Lecture 1: Equilibrium chemical alteration.  The simplest kind of chemical alteration occurs when fluids move through P,T, and/or [Cl] gradients while in equilibrium with their host rock.  How alteration of this kind can be computed is explained and illustrated in this workshop presentation.

Lecture 2: Computing patterns of oxygen isotope alteration.  The largest chemical constituent of water is oxygen, and the movement of water through P-T space produces a characteristic pattern of whole rock oxygen isotopic alteration.  How 18O alteration can be computed is explained and illustrated with detailed field studies at Noranda and elsewhere.

Lecture 3: Early biotite alteration in porphyry copper systems such as Butte resulted from diffusion of K from fractures into the host.  At first this formed vein halos.  When the halos merged the rock was completely biotized.  The biotized volume measures the total fluid vented, the width of the transition from completely altered to completely unaltered measures the flow rate.  Division gives the duration of the biotization event.  Butte was biotized (and heated to magmatic temperatures) in ~1000 years.  Copper mineralization occurred during retrograde cooling.

Lecture 4: Iron Oxide Copper Gold (IOCG) deposits seem to have resulted when CO2 escaped from the sub-continental mantle lithosphere (SCML).  The CO2-rich volatiles were magma pathfinders because they were not constrained by freezing.

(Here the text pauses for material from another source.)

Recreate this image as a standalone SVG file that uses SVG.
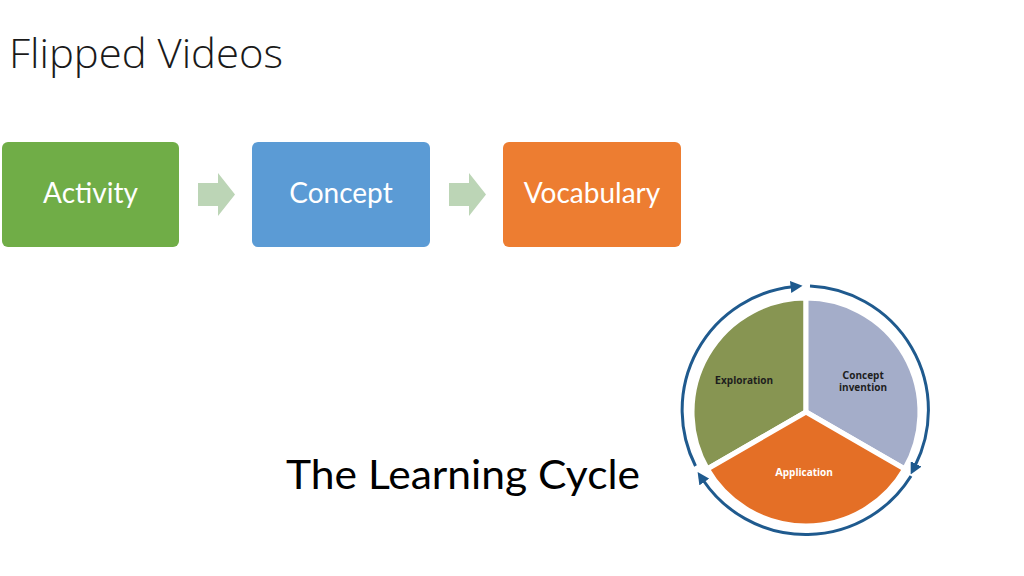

Lecture 5: A new class of innocuous, inert, nano-particle can trace the actual pathways of fracture fluid flow by avoiding or greatly reducing diffusion into the host.  How tracers with varying diffusion constants and adsorption coefficients could characterize flow tens of meters from a well is described in a Cornell-CSU proto-proposal.

Lecture 6:  Oil matures and migrates first.  With further burial gas matures and migrates, interacting with the oil and removing “washing out” its smaller n- alkane content.  There is a remarkably regular pattern of “washing” over a distance of ~200 km in the offshore Louisiana Gulf of Mexico that measures the gas leakage and reveals the depth of gas-oil interaction.